■ Exercise goal ■
Without the pictures, output the lines of the material from the very first through the one that holds "const personsTicks = [0, 25, 50, 75, 100, 125, 150, 175];".

- - - - -

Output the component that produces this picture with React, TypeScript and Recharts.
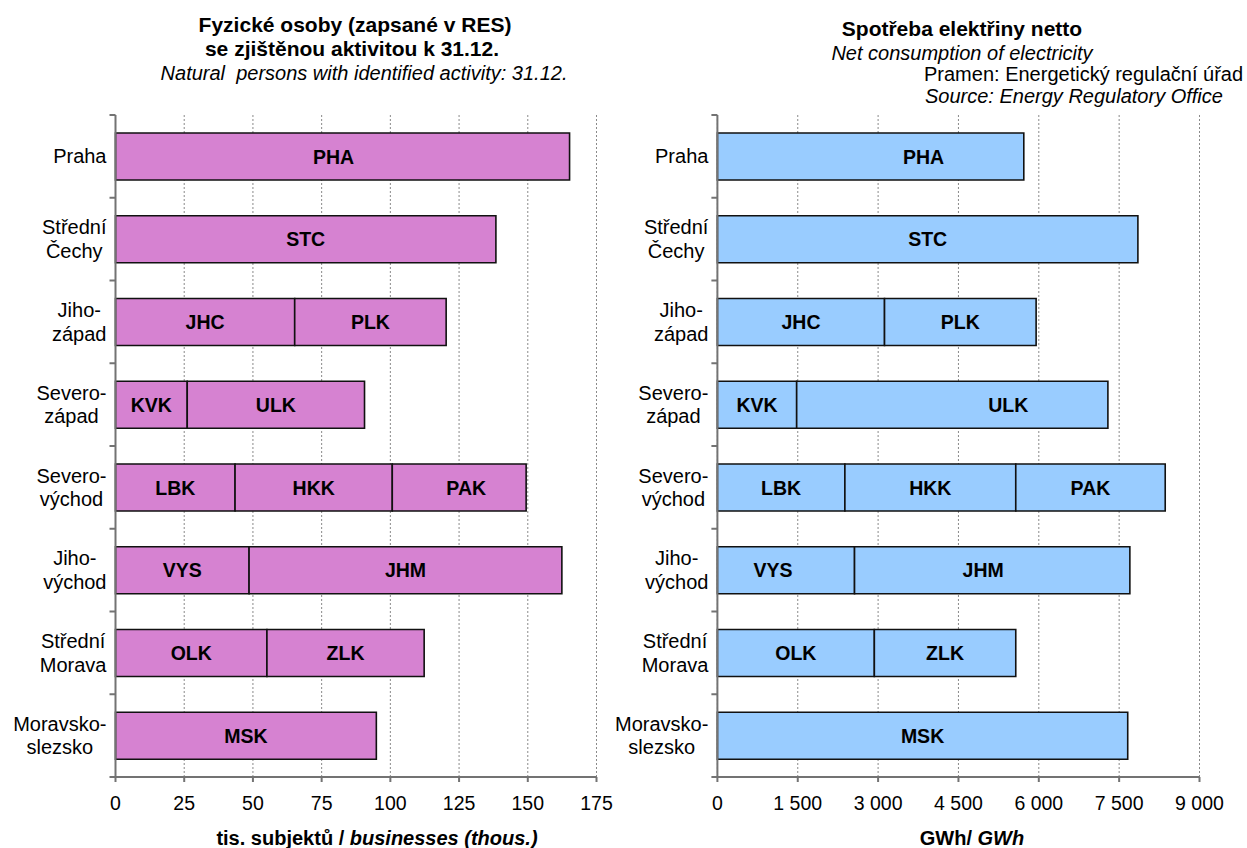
// Two horizontal stacked-bar panels: regions of the Czech Republic split into their kraje.
// Left: natural persons with identified activity, right: net electricity consumption.

import { Bar, BarChart, CartesianGrid, LabelList, XAxis, YAxis } from "recharts";

const FONT = "'Liberation Sans', Arial, sans-serif";

const regions = [
  "Praha",
  "Střední\nČechy",
  "Jiho-\nzápad",
  "Severo-\nzápad",
  "Severo-\nvýchod",
  "Jiho-\nvýchod",
  "Střední\nMorava",
  "Moravsko-\nslezsko",
];

const firstCodes = ["PHA", "STC", "JHC", "KVK", "LBK", "VYS", "OLK", "MSK"];
const secondCodes = [null, null, "PLK", "ULK", "HKK", "JHM", "ZLK", null];
const thirdCodes = [null, null, null, null, "PAK", null, null, null];

// tis. subjektů
const personsFirst = [165.2, 138.4, 65.2, 26.1, 43.5, 48.6, 55.1, 94.9];
const personsSecond = [null, null, 55.1, 64.5, 57.2, 113.8, 57.2, null];
const personsThird = [null, null, null, null, 48.7, null, null, null];
const personsTicks = [0, 25, 50, 75, 100, 125, 150, 175];

// GWh
const powerFirst = [5720, 7850, 3120, 1480, 2380, 2560, 2930, 7660];
const powerSecond = [null, null, 2830, 5810, 3190, 5140, 2640, null];
const powerThird = [null, null, null, null, 2790, null, null, null];
const powerTicks = [0, 1500, 3000, 4500, 6000, 7500, 9000];

const CHART_H = 848;
const PLOT_TOP = 115;
const X_AXIS_H = 60;
const PLOT_BOTTOM = 777;
const AXIS = "#737373";
const BORDER = "#9a9a9a";

let measureCtx: CanvasRenderingContext2D | null = null;
function textWidth(s: string, font: string) {
  if (!measureCtx) measureCtx = document.createElement("canvas").getContext("2d");
  if (!measureCtx) return s.length * 10;
  measureCtx.font = font;
  return measureCtx.measureText(s).width;
}

const spaced = (v: number) => String(v).replace(/\B(?=(\d{3})+(?!\d))/g, "\u00a0");

function RegionTick(props: any) {
  const { x, y, payload, index, visibleTicksCount } = props;
  const band = (PLOT_BOTTOM - PLOT_TOP) / regions.length;
  const lines = String(payload.value).split("\n");
  const widest = Math.max(...lines.map((l) => textWidth(l, `20px ${FONT}`)));
  const cx = x - 9 - widest / 2;
  const lineGap = 23.5;
  const first = y + 7 - ((lines.length - 1) * lineGap) / 2;
  return (
    <g>
      <line x1={x - 6} x2={x} y1={y - band / 2} y2={y - band / 2} stroke={AXIS} strokeWidth={2} />
      {index === visibleTicksCount - 1 && (
        <line x1={x - 6} x2={x} y1={y + band / 2} y2={y + band / 2} stroke={AXIS} strokeWidth={2} />
      )}
      <text textAnchor="middle" fontSize={20} fontFamily={FONT} fill="#000">
        {lines.map((l, i) => (
          <tspan key={i} x={cx} y={first + i * lineGap}>
            {l}
          </tspan>
        ))}
      </text>
    </g>
  );
}

function codeLabel(nudge: Record<string, number>) {
  return (p: any) => {
    if (!p.value) return null;
    const vb = p.viewBox ?? p;
    return (
      <text
        x={vb.x + vb.width / 2 + (nudge[p.value] ?? 0)}
        y={vb.y + vb.height / 2 + 7}
        textAnchor="middle"
        fontWeight="bold"
        fontSize={19.5}
        fontFamily={FONT}
        fill="#000"
      >
        {p.value}
      </text>
    );
  };
}

function RegionBars({
  first,
  second,
  third,
  ticks,
  fill,
  width,
  marginLeft,
  marginRight,
  yAxisWidth,
  tickFormatter,
  nudge,
}: {
  first: number[];
  second: (number | null)[];
  third: (number | null)[];
  ticks: number[];
  fill: string;
  width: number;
  marginLeft: number;
  marginRight: number;
  yAxisWidth: number;
  tickFormatter?: (v: number) => string;
  nudge: Record<string, number>;
}) {
  const data = regions.map((region, i) => ({
    region,
    v1: first[i],
    v2: second[i],
    v3: third[i],
    c1: firstCodes[i],
    c2: secondCodes[i],
    c3: thirdCodes[i],
  }));
  const max = ticks[ticks.length - 1];
  const label = codeLabel(nudge);
  const barProps = {
    stackId: "s",
    fill,
    stroke: "#111",
    strokeWidth: 1.6,
    barSize: 47,
    isAnimationActive: false,
  };

  return (
    <BarChart
      width={width}
      height={CHART_H}
      data={data}
      layout="vertical"
      margin={{ top: PLOT_TOP, right: marginRight, bottom: CHART_H - PLOT_BOTTOM - X_AXIS_H, left: marginLeft }}
      accessibilityLayer={false}
    >
      <CartesianGrid horizontal={false} stroke="#8a8a8a" strokeDasharray="2 2" />
      <XAxis
        type="number"
        domain={[0, max]}
        ticks={ticks}
        interval={0}
        height={X_AXIS_H}
        tickFormatter={tickFormatter}
        axisLine={{ stroke: AXIS, strokeWidth: 2 }}
        tickLine={{ stroke: AXIS, strokeWidth: 2 }}
        tickSize={5}
        tickMargin={14}
        tick={{ fontSize: 19.5, fill: "#000", fontFamily: FONT }}
      />
      <XAxis
        xAxisId="top"
        orientation="top"
        type="number"
        domain={[0, max]}
        height={0}
        tick={false}
        tickLine={false}
        axisLine={{ stroke: BORDER, strokeWidth: 1.5 }}
      />
      <YAxis
        type="category"
        dataKey="region"
        width={yAxisWidth}
        interval={0}
        tickSize={0}
        tickMargin={0}
        tickLine={false}
        axisLine={{ stroke: AXIS, strokeWidth: 2 }}
        tick={<RegionTick />}
      />
      <YAxis
        yAxisId="right"
        orientation="right"
        type="category"
        dataKey="region"
        width={0}
        tick={false}
        tickLine={false}
        axisLine={{ stroke: BORDER, strokeWidth: 1.5 }}
      />
      <Bar dataKey="v1" {...barProps}>
        <LabelList dataKey="c1" content={label} />
      </Bar>
      <Bar dataKey="v2" {...barProps}>
        <LabelList dataKey="c2" content={label} />
      </Bar>
      <Bar dataKey="v3" {...barProps}>
        <LabelList dataKey="c3" content={label} />
      </Bar>
    </BarChart>
  );
}

export default function App() {
  return (
    <div
      style={{
        position: "absolute",
        left: 0,
        top: 0,
        width: 1247,
        height: 848,
        background: "#fff",
        overflow: "hidden",
        fontFamily: FONT,
      }}
    >
      <div style={{ position: "absolute", left: 0, top: 0 }}>
        <RegionBars
          first={personsFirst}
          second={personsSecond}
          third={personsThird}
          ticks={personsTicks}
          fill="#D682D1"
          width={620}
          marginLeft={15.5}
          marginRight={23.5}
          yAxisWidth={100}
          nudge={{ PHA: -9, PAK: 7 }}
        />
      </div>
      <div style={{ position: "absolute", left: 600, top: 0 }}>
        <RegionBars
          first={powerFirst}
          second={powerSecond}
          third={powerThird}
          ticks={powerTicks}
          fill="#99CCFF"
          width={647}
          marginLeft={27.4}
          marginRight={47.5}
          yAxisWidth={90}
          tickFormatter={spaced}
          nudge={{ PHA: 53, ULK: 56, VYS: -13, JHM: -9 }}
        />
      </div>
      <svg
        width={1247}
        height={848}
        style={{ position: "absolute", left: 0, top: 0, pointerEvents: "none" }}
        fontFamily={FONT}
        fill="#000"
      >
        <text x={355} y={32} textAnchor="middle" fontSize={21} fontWeight="bold">
          Fyzické osoby (zapsané v RES)
        </text>
        <text x={352} y={56} textAnchor="middle" fontSize={21} fontWeight="bold">
          se zjištěnou aktivitou k 31.12.
        </text>
        <text x={364} y={80} textAnchor="middle" fontSize={20} fontStyle="italic" style={{ whiteSpace: "pre" }}>
          Natural  persons with identified activity: 31.12.
        </text>

        <text x={962} y={36} textAnchor="middle" fontSize={21} fontWeight="bold">
          Spotřeba elektřiny netto
        </text>
        <text x={962} y={60} textAnchor="middle" fontSize={20} fontStyle="italic">
          Net consumption of electricity
        </text>
        <text x={924} y={81} fontSize={20}>
          Pramen: Energetický regulační úřad
        </text>
        <text x={925} y={103} fontSize={20} fontStyle="italic">
          Source: Energy Regulatory Office
        </text>

        <text x={377} y={845} textAnchor="middle" fontSize={20} fontWeight="bold">
          tis. subjektů / <tspan fontStyle="italic">businesses (thous.)</tspan>
        </text>
        <text x={972} y={845} textAnchor="middle" fontSize={20} fontWeight="bold">
          GWh/ <tspan fontStyle="italic">GWh</tspan>
        </text>
      </svg>
    </div>
  );
}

- - - - -

■ Complete output ■
Output the component that produces this picture with React, TypeScript and Recharts.
// Two horizontal stacked-bar panels: regions of the Czech Republic split into their kraje.
// Left: natural persons with identified activity, right: net electricity consumption.

import { Bar, BarChart, CartesianGrid, LabelList, XAxis, YAxis } from "recharts";

const FONT = "'Liberation Sans', Arial, sans-serif";

const regions = [
  "Praha",
  "Střední\nČechy",
  "Jiho-\nzápad",
  "Severo-\nzápad",
  "Severo-\nvýchod",
  "Jiho-\nvýchod",
  "Střední\nMorava",
  "Moravsko-\nslezsko",
];

const firstCodes = ["PHA", "STC", "JHC", "KVK", "LBK", "VYS", "OLK", "MSK"];
const secondCodes = [null, null, "PLK", "ULK", "HKK", "JHM", "ZLK", null];
const thirdCodes = [null, null, null, null, "PAK", null, null, null];

// tis. subjektů
const personsFirst = [165.2, 138.4, 65.2, 26.1, 43.5, 48.6, 55.1, 94.9];
const personsSecond = [null, null, 55.1, 64.5, 57.2, 113.8, 57.2, null];
const personsThird = [null, null, null, null, 48.7, null, null, null];
const personsTicks = [0, 25, 50, 75, 100, 125, 150, 175];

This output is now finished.